Readers are probably thinking, oh good, more election discussion! Have no fear, dear reader, this column is not the best political minds on a cable news channel predicting which candidate is going to get what delegates. It is, however, a discussion of the dialogue between candidates, their handlers and the press, hopefully with a little less pompous windbaggery.
When Walter Cronkite coined the term “anchorman,” he was covering political conventions in the 1950s. In his autobiography, “A Reporter’s Life,” Cronkite remarked that after the coverage of the 1952 convention, the parties sanitized their proceedings because those Americans with access to television news saw the rather messy way the conventions took place.

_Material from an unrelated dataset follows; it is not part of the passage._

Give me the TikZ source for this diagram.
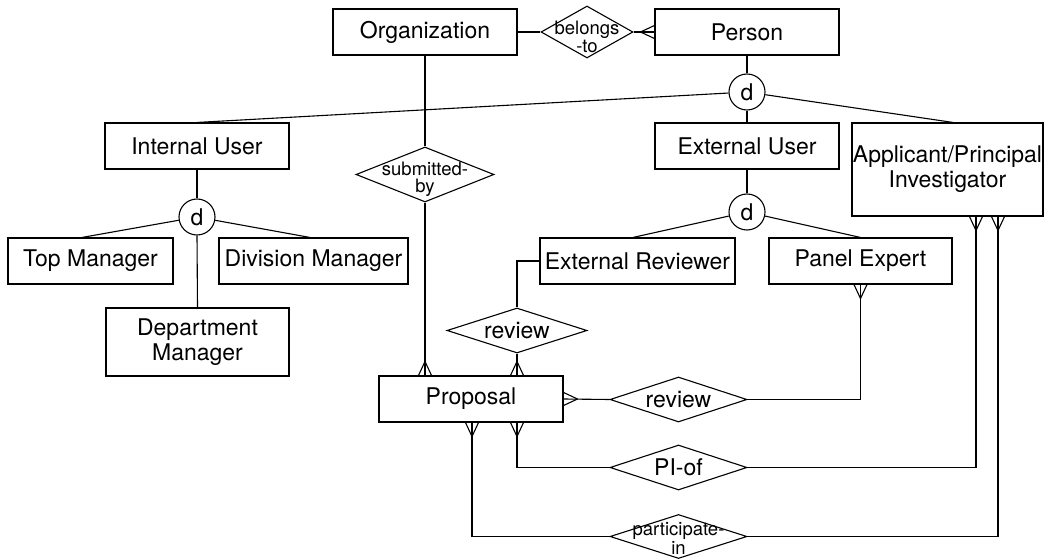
\documentclass[tikz,border=0pt]{standalone}
\usepackage{fontspec}
\setmainfont{TeX Gyre Heros}
\usetikzlibrary{shapes.geometric,calc}
\begin{document}
\begin{tikzpicture}[x=1bp,y=-1bp,line width=1.1bp,
  ent/.style={draw,rectangle,inner sep=0,font=\fontsize{23bp}{25bp}\selectfont,align=center},
  rel/.style={draw,diamond,inner sep=0},
  dsk/.style={draw,circle,minimum size=36bp,inner sep=0,font=\fontsize{23bp}{25bp}\selectfont},
  bigtxt/.style={font=\fontsize{23bp}{25bp}\selectfont,align=center,inner sep=0},
  smalltxt/.style={font=\fontsize{18.5bp}{17bp}\selectfont,align=center,inner sep=0},
  crow/.pic={\draw (-14,0) -- (0,6.5) (-14,0) -- (0,-6.5);}
]
\useasboundingbox (0,0) rectangle (1044,559);

% entities
\node[ent,minimum width=184bp,minimum height=46bp] (org) at (425,32) {Organization};
\node[ent,minimum width=184bp,minimum height=46bp] (per) at (747,32) {Person};
\node[rel,minimum width=92bp,minimum height=52bp,label={[smalltxt,font=\fontsize{18.5bp}{14.5bp}\selectfont,yshift=-5bp]center:belongs\\-to}] (bel) at (587,32) {};
\node[dsk] (d1) at (747,92) {d};
\node[ent,minimum width=184bp,minimum height=46bp] (iu) at (197,146) {Internal User};
\node[ent,minimum width=184bp,minimum height=46bp] (eu) at (747,146) {External User};
\node[ent,minimum width=191bp,minimum height=93bp] (app) at (947.5,169.5) {Applicant/Principal\\Investigator};
\node[rel,minimum width=138bp,minimum height=55bp,label={[smalltxt,yshift=-5bp]center:submitted-\\by}] (sub) at (425,174.5) {};
\node[dsk] (d2) at (197,217) {d};
\node[ent,minimum width=165bp,minimum height=46bp] (tm) at (90.5,261) {Top Manager};
\node[ent,minimum width=189bp,minimum height=46bp] (dv) at (313.5,261) {Division Manager};
\node[ent,minimum width=183bp,minimum height=68bp] (dm) at (197.5,342) {Department\\Manager};
\node[dsk] (d3) at (747,212) {d};
\node[ent,minimum width=195bp,minimum height=46bp] (er) at (637.5,261) {External Reviewer};
\node[ent,minimum width=183bp,minimum height=46bp] (pe) at (860.5,261) {Panel Expert};
\node[rel,minimum width=140bp,minimum height=45bp,label={[bigtxt]center:review}] (rv1) at (517,330.5) {};
\node[ent,minimum width=184bp,minimum height=46bp] (prop) at (471,399) {Proposal};
\node[rel,minimum width=137bp,minimum height=45bp,label={[bigtxt]center:review}] (rv2) at (678.5,399.5) {};
\node[rel,minimum width=137bp,minimum height=45bp,label={[bigtxt]center:PI-of}] (pi) at (678.5,467.5) {};
\node[rel,minimum width=137bp,minimum height=44bp,label={[smalltxt,font=\fontsize{18.5bp}{15.5bp}\selectfont,yshift=-2bp]center:participate-\\in}] (pa) at (678.5,536.5) {};

% connectors
\draw (org.east) -- (bel.west);
\draw (bel.east) -- (per.west);
\path (per.west) pic {crow};
\draw (org.south) -- (sub.north);
\coordinate (pt1) at (sub.south |- prop.north);
\draw (sub.south) -- (pt1);
\path (pt1) pic[rotate=-90] {crow};

\draw (per.south) -- (d1.north);
\draw (d1) -- (iu.north);
\draw (d1.south) -- (eu.north);
\draw (d1) -- ([xshift=5.5bp]app.north);

\draw (iu.south) -- (d2.north);
\draw (d2) -- ([xshift=-8.5bp]tm.north);
\draw (d2) -- ([xshift=-3.5bp]dv.north);
\draw (d2.south) -- (dm.north);

\draw (eu.south) -- (d3.north);
\draw (d3) -- ([xshift=-4.5bp]er.north);
\draw (d3) -- (pe.north);

\draw (er.west) -| (rv1.north);
\coordinate (pt2) at (rv1.south |- prop.north);
\draw (rv1.south) -- (pt2);
\path (pt2) pic[rotate=-90] {crow};

\draw (prop.east) -- (rv2.west);
\path (prop.east) pic[rotate=180] {crow};
\draw (rv2.east) -| (pe.south);
\path (pe.south) pic[rotate=90] {crow};

\coordinate (pb1) at (prop.south -| rv1.south);
\coordinate (ab1) at ([xshift=28.5bp]app.south);
\draw (pb1) |- (pi.west);
\draw (pi.east) -| (ab1);
\path (pb1) pic[rotate=90] {crow};
\path (ab1) pic[rotate=90] {crow};

\coordinate (pb2) at ([xshift=1bp]prop.south);
\coordinate (ab2) at ([xshift=50.5bp]app.south);
\draw (pb2) |- (pa.west);
\draw (pa.east) -| (ab2);
\path (pb2) pic[rotate=90] {crow};
\path (ab2) pic[rotate=90] {crow};
\end{tikzpicture}
\end{document}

Since then, political candidates have been extraordinarily careful about what they say to the press and how they say it. This is because the press is not an innocent communicator of information, although this is nothing new to American press.
Recently there have been a couple of instances where candidates have involved themselves directly with the press in a critical manner. The first one involved Mitt Romney and an AP reporter who contradicted him during a speech in an office supply store.
The latest incident occurred when Hillary Clinton wrote to the president of NBC News to criticize reporter David Shuster’s comments. Shuster made a remark about Chelsea Clinton, Hillary and Bill Clinton’s daughter, and her role in the presidential race. Shuster asked if Chelsea was being “pimped out” for Clinton’s campaign. According to a post on the Washington Post Web site, Clinton said, “Nothing justifies the kind of debasing language that David Shuster used and no temporary suspension or half hearted [sic] apology is sufficient.”
Clinton is obviously out for blood. Which in some regards is fair, considering the actual meaning and allusions that are connected with the word “pimp.” While MTV uses it colloquially as a strange synonym for “upgrade” in its show “Pimp My Ride” and it is also used to describe something that is fashionable or cool, a pimp is a person who generally exploits other people in a usually demeaning and despicable way.
If Hillary Clinton were selling her daughter to male candidates to get their votes, “pimp” might have been an appropriate word choice. However, she was not, to the best of my knowledge, so the word choice was a poor one.
Clinton’s letter to NBC News also asserted that journalists and commentators could do their jobs and “still keep the discourse civil and appropriate.” This is an agreeable statement because journalists can and should keep the dialogue civil and appropriate. Not only does inappropriate language make journalists and their profession look unprofessional and unintelligent, it perpetuates the wall between journalists and politicians that ultimately leads to Americans getting a sterilized version of candidate views.
Journalists should play nicely. Otherwise, the whole of journalism is no better than Bill O’Reilly.